We Are All Chuquisaca (Chuquisaca Somos Todos), was an electoral alliance created for the 2010 Bolivian regional elections that were held on April 4, 2010, in Cochabamba Department, Bolivia.

== History ==
John Cava, the former president of the Chuquisaca Civic Committee, was the alliance's candidate for Governor of Chuquisaca. He came in second with 35.5% of the votes. Cava's candidacy was backed by the Nationalist Revolutionary Movement (MNR), National Unity Front (UN), and Social Alliance political parties. The alliance also received support from multiple citizen groups including Movimiento 25 de Mayo (M-25), Movimiento Poder Ciudadano (MPC), Adelante Vecinos (AV), Chuquisaca Somos Todos (CST), Acción Regional (AR), and Gente. This alliance campaigned under a registered citizen group called "Chuquisaca Somos Todos", or We Are All Chuquisaca. Members of the alliance won 4 out of the 21 seats in Chuquisaca's Departmental Legislative Assembly.

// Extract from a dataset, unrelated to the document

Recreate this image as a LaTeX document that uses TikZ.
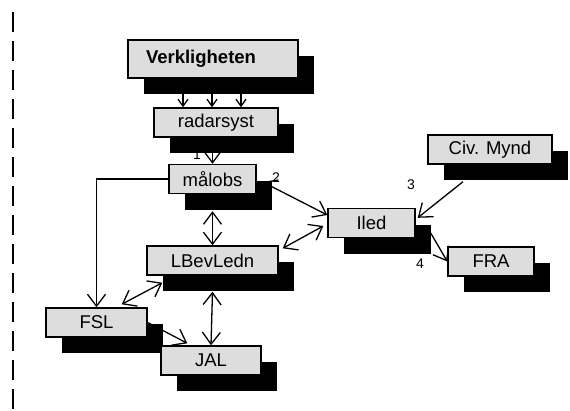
\documentclass[tikz,border=0pt]{standalone}
\usepackage{fontspec}
\setmainfont{Liberation Sans}
\usepackage{xcolor}
\usepackage{tikz}
\usetikzlibrary{arrows.meta,shadows,positioning}

\definecolor{boxgray}{RGB}{221,221,221}

\begin{document}
\begin{tikzpicture}[
    x=1pt, y=-1pt,
    box/.style={rectangle, draw, line width=1.4pt, fill=boxgray, inner sep=0pt,
        minimum height=29pt, text centered,
        font=\fontsize{18.5pt}{22pt}\selectfont,
        general shadow={fill=black, shadow xshift=16pt, shadow yshift=-16pt}},
    arrow/.style={->, >={Straight Barb[length=12pt,width=18pt]}, line width=1.3pt},
    smallarrow/.style={->, >={Straight Barb[length=7pt,width=10pt]}, line width=1.3pt},
    num/.style={font=\fontsize{14pt}{16pt}\selectfont, inner sep=0pt}
]
    \useasboundingbox (0,0) rectangle (570,410);

    % left margin line
    \coordinate (margintop) at (12.5,12);
    \coordinate (marginbot) at (12.5,410);
    \draw[line width=2pt, dash pattern=on 20pt off 9pt] (margintop) -- (marginbot);

    \node[box, minimum width=170pt, minimum height=38pt, text width=134pt,
        inner xsep=18pt, align=left, font=\fontsize{18.5pt}{22pt}\selectfont\bfseries]
        (verk) at (213,59) {Verkligheten};
    \node[box, minimum width=124pt] (radar) at (216,122.5) {radarsyst};
    \node[box, minimum width=87pt] (malobs) at (212.5,179) {målobs};
    \node[box, minimum width=131pt] (lbev) at (212.5,260.5) {LBevLedn};
    \node[box, minimum width=101pt] (fsl) at (96.5,322.5) {FSL};
    \node[box, minimum width=100pt] (jal) at (211,360.5) {JAL};
    \node[box, minimum width=87pt] (iled) at (371.5,223) {Iled};
    \node[box, minimum width=124pt] (civ) at (490,149.5) {Civ. Mynd};
    \node[box, minimum width=86pt] (fra) at (491,261.5) {FRA};

    \node[num] (lab1) at (197,155) {1};
    \node[num] (lab2) at (276,178) {2};
    \node[num] (lab3) at (411,185) {3};
    \node[num] (lab4) at (420,264) {4};

    \foreach \dx in {-30,-1,28}
        \draw[smallarrow] ([xshift=\dx pt]verk.south) -- ([xshift=\dx pt]verk.south |- radar.north);

    \draw[arrow] (malobs.north |- radar.south) -- (malobs.north);
    \draw[arrow] (malobs.west) -| (fsl.north);
    \draw[arrow, <->] ([yshift=-17pt]malobs.south) -- (lbev.north);
    \draw[arrow, <->] ([xshift=6pt,yshift=-3pt]malobs.east) -- ([yshift=8pt]iled.west);
    \draw[arrow, <->] ([xshift=-4pt,yshift=-3pt]iled.west) -- ([xshift=4pt,yshift=-3pt]lbev.north east);
    \draw[arrow] ([xshift=-27pt,yshift=-17pt]civ.south) -- ([xshift=2pt,yshift=-10pt]iled.north east);
    \draw[arrow] ([xshift=15pt,yshift=-10pt]iled.east) -- (fra.west);
    \draw[arrow, <->] ([xshift=16pt,yshift=-7pt]lbev.south west) -- ([xshift=-26pt,yshift=3pt]fsl.north east);
    \draw[arrow, <->] ([yshift=-16pt]lbev.south) -- (jal.north);
    \draw[arrow] (fsl.east) -- ([xshift=27pt,yshift=2pt]jal.north west);
\end{tikzpicture}
\end{document}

Claudia Torres became president of We Are All Chuquisaca as upheld by the Multinational Constitutional Court of Bolivia in the fall of 2015.

Since the alliance had no candidate for Mayor of Sucre, Jaime Barrón was elected mayor to avoid dividing the vote. However, Barrón resigned after he was indicted for inciting the violence that occurred in Sucre on May 24, 2008. Barron was suspended as mayor after the incitement of violence indictment and Veronica Berrios was chosen as interim mayor of Sucre in mid-June 2010 by the council. On November 15, Barrón was arrested.

After the elections, Cava registered a new political party called Alliance for Chuquisaca (Alianza Por Chuquisaca, APCH) and included the Nationalist Revolutionary Movement (MNR), National Unity Front (UN), and the Citizen Power Movement (Movimiento Poder Ciudadano MPC).